YEREVAN/PARIS — Pierre Koulak (Koulaksezian) is a French TV and cinema actor, director and author. He was born in 1942 in Saint-Chamond, Loire. Very early on, his talent was noticed. He studied at the Saint-Étienne Dramatic Center (Jean Dasté), where he first acted. Later Koulak performed in sketches with Fernand Raynaud at the Théâtre de l’Étoile and Alhambra. Thus a friendship started and Raynaud considered Pierre Koulak his best friend, so in this capacity, the latter was the author of a biography of the actor, published in 2011. His gestures and especially his ability to improvise brought him to the attention of French film and TV producers, where he starred in “Horace 62,” “Action Man,” “Pasha,” “Thibaud,” “Borsalino,” “Borsalino and Co.,” “Adventures of Rabbi Jacob,” “The Marseille Contract,” “Arsène Lupin,” “Jean-Christophe,” and many others.
This interview was conducted through Pierre Koulak’s nephew, Ruben Koulaksezian, whom I thank immensely for his willingness and cooperation. By the way, Ruben is the author of an English book – Little Armenias: The Travel Guide of the Armenian Diaspora, that Mirror-Spectator has written about on September 17, 2020 (Alin K. Gregorian, Little Armenias: It’s a Small World After All, https://mirrorspectator.com/2020/09/17/little-armenias-its-a-small-world-after-all/).
Dear Mr. Koulak, many thanks for your agreement to give an interview to the Armenian press. What do you consider your most remarkable work?

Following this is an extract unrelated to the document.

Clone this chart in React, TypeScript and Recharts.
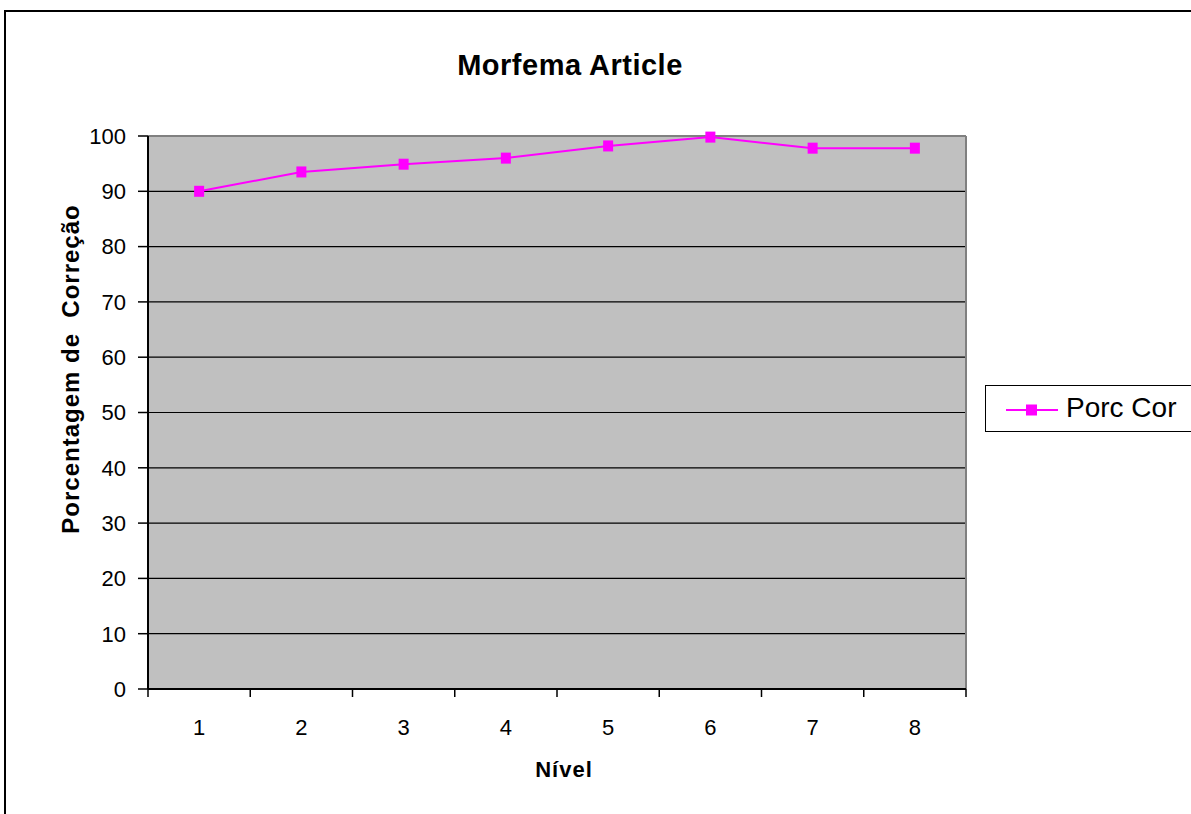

There are many, but I would say that my role as Marcel the “Korean” in Georges Lautner’s “Pasha” with Jean Gabin, released in 1968, is probably the most striking one. Indeed, I had my name on the poster of the film, splashed all over France, alongside the great actors of the time. “Action Man” released in 1967, with Jean Gabin and Robert Stack, as well as “Borsalino” with Alain Delon and Jean-Paul Belmondo from 1970, are also just unforgettable.
You have worked with many legendary actors. Is there anyone whom you can single out?
I played with the greatest, Jean Gabin, Jean-Paul Belmondo, Robert Stack, Louis de Funès, Anthony Quinn, Johnny Halliday, but I would say that it was Alain Delon who stood out the most. He had an absolutely grand talent, and as he said himself, he did not “play” his characters, he “lived” them.